The MAP nodes use a x-layer protocol stack to compute the schedules. Apps running on the node go into the kernel who classifies the flows and allocates them on its own queue who is followed by a congestion controller. Then, the pipeline has a flow queue followed by a packet scheduller who puts into the proper link queue each packet. Somehow this reminds me of the work on Active Networks as they are dynamically change the behaviour of the network, in this case on a mesh-scenario. The proposed scheme achieves 63% and 128% gains over 802.11 24 Mbps and auto-rate schemes, respectively. They also performed an scalability evaluation.

CRMA: Collision-Resistant Multiple Access, Tianji Li, Mi Kyung Han, Apurva Bhartia, Lili Qiu, Eric Rozner, and Ying Zhang (University of Texas at Austin, USA); Brad Zarikoff (Hamilton Institute, Ireland)

FDMA, TDMA, FTDMA, CSMA are the traditional MAC protocols to avoid collisions. These techniques incur significant overhead so they move from collision avoidance to collision resistance based on a new encoding/decoding to allow mutliple signal to be transmitted.

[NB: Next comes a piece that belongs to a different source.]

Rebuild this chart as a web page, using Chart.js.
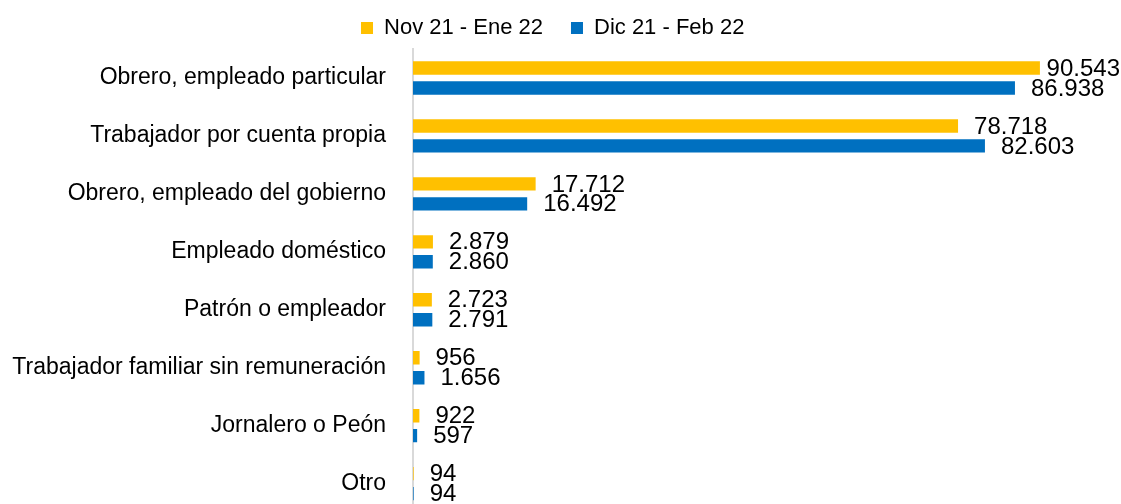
<!DOCTYPE html>
<html>
<head>
<meta charset="utf-8">
<script src="https://cdn.jsdelivr.net/npm/chart.js@4.4.0/dist/chart.umd.min.js"></script>
<style>
  html, body { margin: 0; padding: 0; background: #fff; overflow: hidden; }
  #wrap { width: 1121px; height: 520px; }
</style>
</head>
<body>
<div id="wrap"><canvas id="chart" width="1121" height="520"></canvas></div>
<script>
  var categories = [
    'Obrero, empleado particular',
    'Trabajador por cuenta propia',
    'Obrero, empleado del gobierno',
    'Empleado doméstico',
    'Patrón o empleador',
    'Trabajador familiar sin remuneración',
    'Jornalero o Peón',
    'Otro'
  ];
  var seriesNames = ['Nov 21 - Ene 22', 'Dic 21 - Feb 22'];
  var novEne = [90543, 78718, 17712, 2879, 2723, 956, 922, 94];
  var dicFeb = [86938, 82603, 16492, 2860, 2791, 1656, 597, 94];

  function fmt(v) {
    return String(v).replace(/\B(?=(\d{3})+(?!\d))/g, '.');
  }

  // etiquetas de valor al final de cada barra
  var valueLabels = {
    id: 'valueLabels',
    afterDatasetsDraw: function(chart) {
      var ctx = chart.ctx;
      ctx.save();
      ctx.font = '24px "Liberation Sans", Arial, sans-serif';
      ctx.fillStyle = '#000';
      ctx.textBaseline = 'middle';
      ctx.textAlign = 'left';
      chart.data.datasets.forEach(function(ds, i) {
        chart.getDatasetMeta(i).data.forEach(function(bar, j) {
          var txt = fmt(ds.data[j]);
          var w = ctx.measureText(txt).width;
          var x = Math.min(bar.x + 16, chart.width - 1 - w);
          ctx.fillText(txt, x, bar.y + 1);
        });
      });
      ctx.restore();
    }
  };

  new Chart(document.getElementById('chart').getContext('2d'), {
    type: 'bar',
    data: {
      labels: categories,
      datasets: [
        { label: seriesNames[0], data: novEne, backgroundColor: '#FFC000' },
        { label: seriesNames[1], data: dicFeb, backgroundColor: '#0070C0' }
      ]
    },
    options: {
      indexAxis: 'y',
      responsive: false,
      animation: false,
      categoryPercentage: 0.69,
      barPercentage: 0.67,
      layout: { padding: { left: 0, right: 15.6, top: -11, bottom: 7.4 } },
      plugins: {
        tooltip: { enabled: false },
        legend: {
          position: 'top',
          labels: {
            font: { family: '"Liberation Sans", Arial, sans-serif', size: 22 },
            color: '#000',
            boxWidth: 12,
            boxHeight: 12,
            padding: 28
          }
        }
      },
      scales: {
        x: { display: false, min: 0, max: 100000 },
        y: {
          afterFit: function(scale) {
            scale.width = 413;
            scale.paddingTop = 0;
            scale.paddingBottom = 0;
          },
          grid: { display: false, drawTicks: false },
          border: { display: true, color: '#D9D9D9', width: 2 },
          ticks: {
            padding: 27,
            color: '#000',
            font: { family: '"Liberation Sans", Arial, sans-serif', size: 23 }
          }
        }
      }
    },
    plugins: [valueLabels]
  });
</script>
</body>
</html>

In CRMA, every transmitter views the OFDM physical layer as multi orthogonal but sharable channels, and randomly selects a subset of the channels for transmission. When multiple transmissions overlap on a channel, these signals will naturally add up in the wireless medium.

In this system, ACKs are sent as data frames. However there’s a problem with misaligned collisions which are handled with cyclic prefixes (CP) so they force the collided symbols to fall in the same FFT window. On the other hand, overlapping transmissions are limited using exponential back-off.

The evaluation was done on a testbed experiment with CRMA on top of a default OFDM implementation in USRP. They also used Qualnet simulations to evaluate the efficiency of the networks.